*Directions*: The listing below holds a line with "Write a Python" and a later line with "fig = plt.figure(figsize=(W". Write out those two lines and every line between them, exactly, and nothing else.

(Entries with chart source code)

-=-=-=-=-

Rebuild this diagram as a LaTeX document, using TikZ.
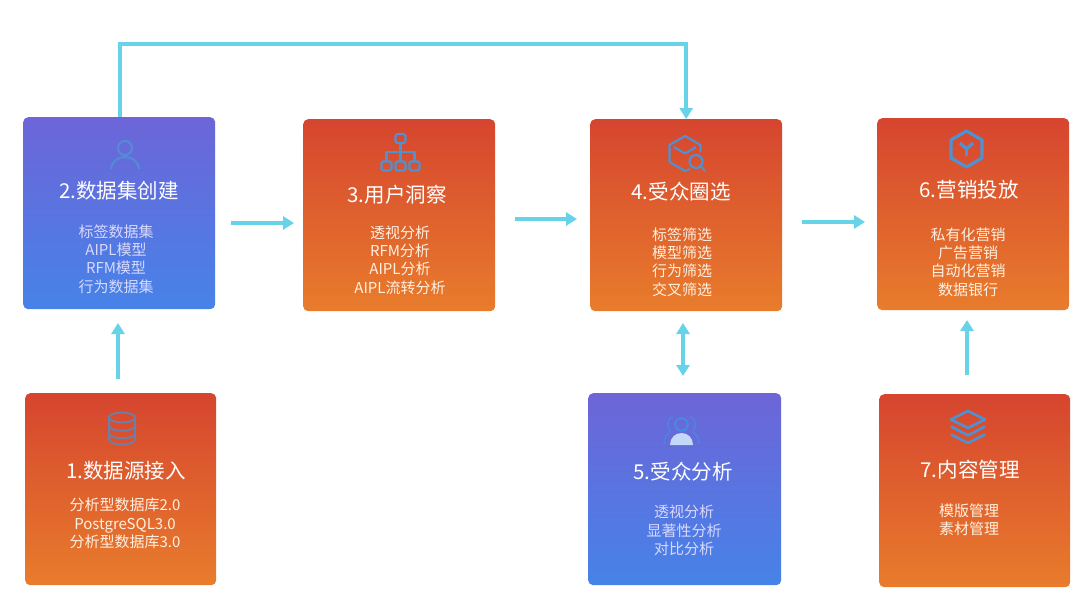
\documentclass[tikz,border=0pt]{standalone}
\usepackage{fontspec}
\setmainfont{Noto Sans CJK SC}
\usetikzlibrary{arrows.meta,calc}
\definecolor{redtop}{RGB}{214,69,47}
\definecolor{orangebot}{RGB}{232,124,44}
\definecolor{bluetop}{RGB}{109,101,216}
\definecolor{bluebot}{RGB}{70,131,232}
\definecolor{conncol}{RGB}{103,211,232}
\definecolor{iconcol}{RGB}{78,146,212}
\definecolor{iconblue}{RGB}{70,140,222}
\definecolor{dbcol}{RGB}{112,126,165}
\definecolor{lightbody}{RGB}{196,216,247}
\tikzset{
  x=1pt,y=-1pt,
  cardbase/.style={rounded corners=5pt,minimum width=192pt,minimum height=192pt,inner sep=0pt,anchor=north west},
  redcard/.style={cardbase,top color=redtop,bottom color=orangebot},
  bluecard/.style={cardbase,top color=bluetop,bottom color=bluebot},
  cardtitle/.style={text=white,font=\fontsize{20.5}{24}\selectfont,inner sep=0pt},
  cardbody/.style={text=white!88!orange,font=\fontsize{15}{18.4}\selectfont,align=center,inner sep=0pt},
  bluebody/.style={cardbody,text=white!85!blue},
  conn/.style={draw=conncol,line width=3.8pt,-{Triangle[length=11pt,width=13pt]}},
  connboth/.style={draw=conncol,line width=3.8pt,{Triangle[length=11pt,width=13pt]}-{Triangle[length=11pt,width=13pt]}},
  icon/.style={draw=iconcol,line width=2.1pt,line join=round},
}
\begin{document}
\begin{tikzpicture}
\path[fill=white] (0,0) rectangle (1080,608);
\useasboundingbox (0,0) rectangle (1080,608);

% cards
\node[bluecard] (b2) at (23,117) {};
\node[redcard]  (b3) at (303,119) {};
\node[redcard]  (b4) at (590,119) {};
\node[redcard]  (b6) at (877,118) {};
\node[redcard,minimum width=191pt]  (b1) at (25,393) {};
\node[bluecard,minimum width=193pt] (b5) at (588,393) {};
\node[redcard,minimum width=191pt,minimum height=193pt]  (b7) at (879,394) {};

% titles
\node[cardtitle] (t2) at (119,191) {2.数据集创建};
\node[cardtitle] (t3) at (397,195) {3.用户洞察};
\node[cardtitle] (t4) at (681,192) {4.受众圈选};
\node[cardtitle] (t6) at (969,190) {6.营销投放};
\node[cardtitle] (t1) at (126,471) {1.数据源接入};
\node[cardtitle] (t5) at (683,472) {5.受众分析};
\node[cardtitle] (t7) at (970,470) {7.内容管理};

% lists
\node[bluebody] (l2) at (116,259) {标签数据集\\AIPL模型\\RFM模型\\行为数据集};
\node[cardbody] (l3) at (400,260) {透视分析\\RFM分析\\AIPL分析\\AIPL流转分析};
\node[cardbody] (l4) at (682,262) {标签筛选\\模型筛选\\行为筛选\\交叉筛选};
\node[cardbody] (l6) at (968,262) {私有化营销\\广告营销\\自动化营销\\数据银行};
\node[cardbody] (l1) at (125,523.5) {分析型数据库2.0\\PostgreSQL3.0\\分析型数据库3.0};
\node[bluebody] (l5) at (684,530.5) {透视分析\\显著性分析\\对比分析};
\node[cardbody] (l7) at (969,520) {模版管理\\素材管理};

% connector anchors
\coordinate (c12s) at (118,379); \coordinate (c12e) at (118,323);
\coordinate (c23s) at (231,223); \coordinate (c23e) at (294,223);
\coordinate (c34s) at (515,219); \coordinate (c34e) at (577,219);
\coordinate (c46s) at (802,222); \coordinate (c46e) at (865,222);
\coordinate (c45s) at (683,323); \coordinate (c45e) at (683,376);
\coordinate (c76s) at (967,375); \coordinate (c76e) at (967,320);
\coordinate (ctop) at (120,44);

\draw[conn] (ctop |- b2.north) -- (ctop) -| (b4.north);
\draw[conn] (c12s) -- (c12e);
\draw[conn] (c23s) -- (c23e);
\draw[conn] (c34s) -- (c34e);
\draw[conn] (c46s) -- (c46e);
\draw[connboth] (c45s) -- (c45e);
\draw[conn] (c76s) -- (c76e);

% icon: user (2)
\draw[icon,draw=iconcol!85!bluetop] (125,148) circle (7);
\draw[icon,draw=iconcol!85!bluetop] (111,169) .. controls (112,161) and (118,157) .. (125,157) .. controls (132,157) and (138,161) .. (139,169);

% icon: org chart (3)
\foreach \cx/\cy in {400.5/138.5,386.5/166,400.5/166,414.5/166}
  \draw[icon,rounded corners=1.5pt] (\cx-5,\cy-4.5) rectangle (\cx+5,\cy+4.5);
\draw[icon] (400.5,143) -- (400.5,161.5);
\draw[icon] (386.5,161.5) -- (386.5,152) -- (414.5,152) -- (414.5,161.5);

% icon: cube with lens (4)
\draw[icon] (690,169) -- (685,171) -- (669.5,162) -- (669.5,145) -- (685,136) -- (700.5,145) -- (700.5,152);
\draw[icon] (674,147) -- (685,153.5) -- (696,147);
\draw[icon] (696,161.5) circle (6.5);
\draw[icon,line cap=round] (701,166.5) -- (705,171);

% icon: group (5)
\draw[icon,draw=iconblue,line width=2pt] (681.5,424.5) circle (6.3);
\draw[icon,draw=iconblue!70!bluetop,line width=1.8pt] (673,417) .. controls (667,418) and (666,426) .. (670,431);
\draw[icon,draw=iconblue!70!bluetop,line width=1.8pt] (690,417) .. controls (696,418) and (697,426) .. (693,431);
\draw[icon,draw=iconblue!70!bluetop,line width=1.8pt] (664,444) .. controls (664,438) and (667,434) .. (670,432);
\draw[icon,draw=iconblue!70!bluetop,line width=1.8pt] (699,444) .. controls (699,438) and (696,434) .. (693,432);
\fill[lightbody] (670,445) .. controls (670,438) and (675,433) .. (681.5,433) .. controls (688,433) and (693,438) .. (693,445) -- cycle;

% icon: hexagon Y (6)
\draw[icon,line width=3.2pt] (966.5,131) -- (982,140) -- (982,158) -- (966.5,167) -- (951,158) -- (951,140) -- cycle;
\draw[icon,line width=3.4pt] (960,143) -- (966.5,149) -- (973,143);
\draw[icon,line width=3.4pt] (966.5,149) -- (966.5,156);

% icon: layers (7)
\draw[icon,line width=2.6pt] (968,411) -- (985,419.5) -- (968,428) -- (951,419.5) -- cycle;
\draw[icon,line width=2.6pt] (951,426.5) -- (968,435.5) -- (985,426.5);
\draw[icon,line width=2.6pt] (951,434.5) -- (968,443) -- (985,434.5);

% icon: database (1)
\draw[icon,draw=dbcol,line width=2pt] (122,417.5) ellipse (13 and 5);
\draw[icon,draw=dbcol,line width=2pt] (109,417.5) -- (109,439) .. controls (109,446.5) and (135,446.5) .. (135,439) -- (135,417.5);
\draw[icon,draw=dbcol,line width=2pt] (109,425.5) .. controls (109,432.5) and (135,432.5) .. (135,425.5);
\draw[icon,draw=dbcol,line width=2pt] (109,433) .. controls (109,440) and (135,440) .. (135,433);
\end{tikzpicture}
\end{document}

-=-=-=-=-

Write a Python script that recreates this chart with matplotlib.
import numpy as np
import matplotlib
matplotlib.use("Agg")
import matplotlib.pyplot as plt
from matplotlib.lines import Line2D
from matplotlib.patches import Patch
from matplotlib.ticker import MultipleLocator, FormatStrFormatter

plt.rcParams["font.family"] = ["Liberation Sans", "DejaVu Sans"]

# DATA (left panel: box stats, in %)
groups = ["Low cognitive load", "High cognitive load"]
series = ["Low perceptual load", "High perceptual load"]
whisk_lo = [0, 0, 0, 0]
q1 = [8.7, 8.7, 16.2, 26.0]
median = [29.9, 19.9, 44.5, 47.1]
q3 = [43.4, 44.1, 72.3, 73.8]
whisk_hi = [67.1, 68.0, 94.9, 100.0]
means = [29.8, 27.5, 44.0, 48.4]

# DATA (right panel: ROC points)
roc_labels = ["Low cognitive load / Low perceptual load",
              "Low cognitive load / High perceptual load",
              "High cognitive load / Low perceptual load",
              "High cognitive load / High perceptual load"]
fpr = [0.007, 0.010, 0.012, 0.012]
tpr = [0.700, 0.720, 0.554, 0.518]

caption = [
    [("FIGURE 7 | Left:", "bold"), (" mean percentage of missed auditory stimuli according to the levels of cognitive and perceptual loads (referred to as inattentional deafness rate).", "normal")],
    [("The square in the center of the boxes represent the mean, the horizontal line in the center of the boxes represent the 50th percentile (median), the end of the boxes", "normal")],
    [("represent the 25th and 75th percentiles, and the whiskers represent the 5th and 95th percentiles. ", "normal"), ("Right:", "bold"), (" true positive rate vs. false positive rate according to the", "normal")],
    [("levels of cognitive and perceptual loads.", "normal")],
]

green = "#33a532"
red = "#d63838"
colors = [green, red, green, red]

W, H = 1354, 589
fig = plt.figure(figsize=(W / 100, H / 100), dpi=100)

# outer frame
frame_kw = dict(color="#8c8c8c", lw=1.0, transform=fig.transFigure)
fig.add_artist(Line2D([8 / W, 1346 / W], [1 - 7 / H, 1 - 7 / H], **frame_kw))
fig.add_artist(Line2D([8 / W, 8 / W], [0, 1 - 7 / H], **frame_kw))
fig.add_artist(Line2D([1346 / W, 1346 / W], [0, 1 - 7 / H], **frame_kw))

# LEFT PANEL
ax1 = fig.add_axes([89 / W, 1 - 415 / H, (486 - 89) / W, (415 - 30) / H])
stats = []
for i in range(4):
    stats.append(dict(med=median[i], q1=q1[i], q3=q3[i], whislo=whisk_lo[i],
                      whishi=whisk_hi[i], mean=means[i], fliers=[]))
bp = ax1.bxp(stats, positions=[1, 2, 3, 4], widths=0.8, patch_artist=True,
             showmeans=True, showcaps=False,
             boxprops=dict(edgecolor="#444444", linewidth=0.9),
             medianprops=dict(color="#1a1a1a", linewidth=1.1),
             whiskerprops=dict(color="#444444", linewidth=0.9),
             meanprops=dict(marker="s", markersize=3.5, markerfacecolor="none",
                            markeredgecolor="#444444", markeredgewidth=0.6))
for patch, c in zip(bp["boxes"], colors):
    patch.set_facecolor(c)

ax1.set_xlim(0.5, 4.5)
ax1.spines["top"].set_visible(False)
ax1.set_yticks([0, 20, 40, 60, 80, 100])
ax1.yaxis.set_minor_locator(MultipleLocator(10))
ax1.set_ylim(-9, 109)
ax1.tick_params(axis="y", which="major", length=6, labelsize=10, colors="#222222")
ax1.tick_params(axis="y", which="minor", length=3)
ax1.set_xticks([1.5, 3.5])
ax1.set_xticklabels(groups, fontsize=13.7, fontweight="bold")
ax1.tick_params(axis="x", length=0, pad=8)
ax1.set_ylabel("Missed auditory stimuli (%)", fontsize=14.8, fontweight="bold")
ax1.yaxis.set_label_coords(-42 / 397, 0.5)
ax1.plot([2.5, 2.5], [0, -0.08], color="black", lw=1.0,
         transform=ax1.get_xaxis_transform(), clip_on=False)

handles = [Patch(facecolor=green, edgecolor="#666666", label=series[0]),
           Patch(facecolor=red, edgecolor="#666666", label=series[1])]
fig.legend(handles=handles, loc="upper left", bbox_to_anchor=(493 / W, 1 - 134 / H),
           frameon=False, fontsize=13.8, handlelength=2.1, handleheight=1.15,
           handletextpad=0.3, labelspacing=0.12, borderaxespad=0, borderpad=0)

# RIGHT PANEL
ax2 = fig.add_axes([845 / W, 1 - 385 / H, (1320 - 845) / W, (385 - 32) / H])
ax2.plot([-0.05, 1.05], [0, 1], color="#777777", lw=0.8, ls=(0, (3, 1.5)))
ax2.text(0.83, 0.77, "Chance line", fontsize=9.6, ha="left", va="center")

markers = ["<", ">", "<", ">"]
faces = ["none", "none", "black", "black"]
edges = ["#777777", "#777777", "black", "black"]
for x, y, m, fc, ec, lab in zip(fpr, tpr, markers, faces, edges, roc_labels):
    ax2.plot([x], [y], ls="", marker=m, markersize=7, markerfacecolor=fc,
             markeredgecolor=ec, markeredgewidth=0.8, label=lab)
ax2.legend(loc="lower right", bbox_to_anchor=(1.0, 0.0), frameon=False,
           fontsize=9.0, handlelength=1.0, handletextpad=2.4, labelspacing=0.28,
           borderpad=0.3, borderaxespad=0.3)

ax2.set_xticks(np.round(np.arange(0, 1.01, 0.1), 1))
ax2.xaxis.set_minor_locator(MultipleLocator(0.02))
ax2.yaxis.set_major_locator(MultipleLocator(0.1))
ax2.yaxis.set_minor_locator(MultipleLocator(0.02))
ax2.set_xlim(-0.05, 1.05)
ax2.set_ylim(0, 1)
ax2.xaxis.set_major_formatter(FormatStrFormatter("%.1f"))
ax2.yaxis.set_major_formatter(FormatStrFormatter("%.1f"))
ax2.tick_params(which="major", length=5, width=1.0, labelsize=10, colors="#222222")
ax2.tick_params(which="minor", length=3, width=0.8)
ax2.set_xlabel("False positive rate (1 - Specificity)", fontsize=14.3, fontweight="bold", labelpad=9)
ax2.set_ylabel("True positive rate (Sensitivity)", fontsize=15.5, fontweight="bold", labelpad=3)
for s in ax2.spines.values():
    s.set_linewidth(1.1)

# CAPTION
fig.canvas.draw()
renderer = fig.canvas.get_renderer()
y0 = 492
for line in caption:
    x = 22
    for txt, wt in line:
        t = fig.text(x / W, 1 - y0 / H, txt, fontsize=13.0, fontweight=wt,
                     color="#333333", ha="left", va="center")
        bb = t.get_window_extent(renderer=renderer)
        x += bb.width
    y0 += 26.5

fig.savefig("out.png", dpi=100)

-=-=-=-=-

*Result of this exercise*:
Write a Python script that recreates this chart with matplotlib.
import numpy as np
import matplotlib
matplotlib.use("Agg")
import matplotlib.pyplot as plt
from matplotlib.lines import Line2D
from matplotlib.patches import Patch
from matplotlib.ticker import MultipleLocator, FormatStrFormatter

plt.rcParams["font.family"] = ["Liberation Sans", "DejaVu Sans"]

# DATA (left panel: box stats, in %)
groups = ["Low cognitive load", "High cognitive load"]
series = ["Low perceptual load", "High perceptual load"]
whisk_lo = [0, 0, 0, 0]
q1 = [8.7, 8.7, 16.2, 26.0]
median = [29.9, 19.9, 44.5, 47.1]
q3 = [43.4, 44.1, 72.3, 73.8]
whisk_hi = [67.1, 68.0, 94.9, 100.0]
means = [29.8, 27.5, 44.0, 48.4]

# DATA (right panel: ROC points)
roc_labels = ["Low cognitive load / Low perceptual load",
              "Low cognitive load / High perceptual load",
              "High cognitive load / Low perceptual load",
              "High cognitive load / High perceptual load"]
fpr = [0.007, 0.010, 0.012, 0.012]
tpr = [0.700, 0.720, 0.554, 0.518]

caption = [
    [("FIGURE 7 | Left:", "bold"), (" mean percentage of missed auditory stimuli according to the levels of cognitive and perceptual loads (referred to as inattentional deafness rate).", "normal")],
    [("The square in the center of the boxes represent the mean, the horizontal line in the center of the boxes represent the 50th percentile (median), the end of the boxes", "normal")],
    [("represent the 25th and 75th percentiles, and the whiskers represent the 5th and 95th percentiles. ", "normal"), ("Right:", "bold"), (" true positive rate vs. false positive rate according to the", "normal")],
    [("levels of cognitive and perceptual loads.", "normal")],
]

green = "#33a532"
red = "#d63838"
colors = [green, red, green, red]

W, H = 1354, 589
fig = plt.figure(figsize=(W / 100, H / 100), dpi=100)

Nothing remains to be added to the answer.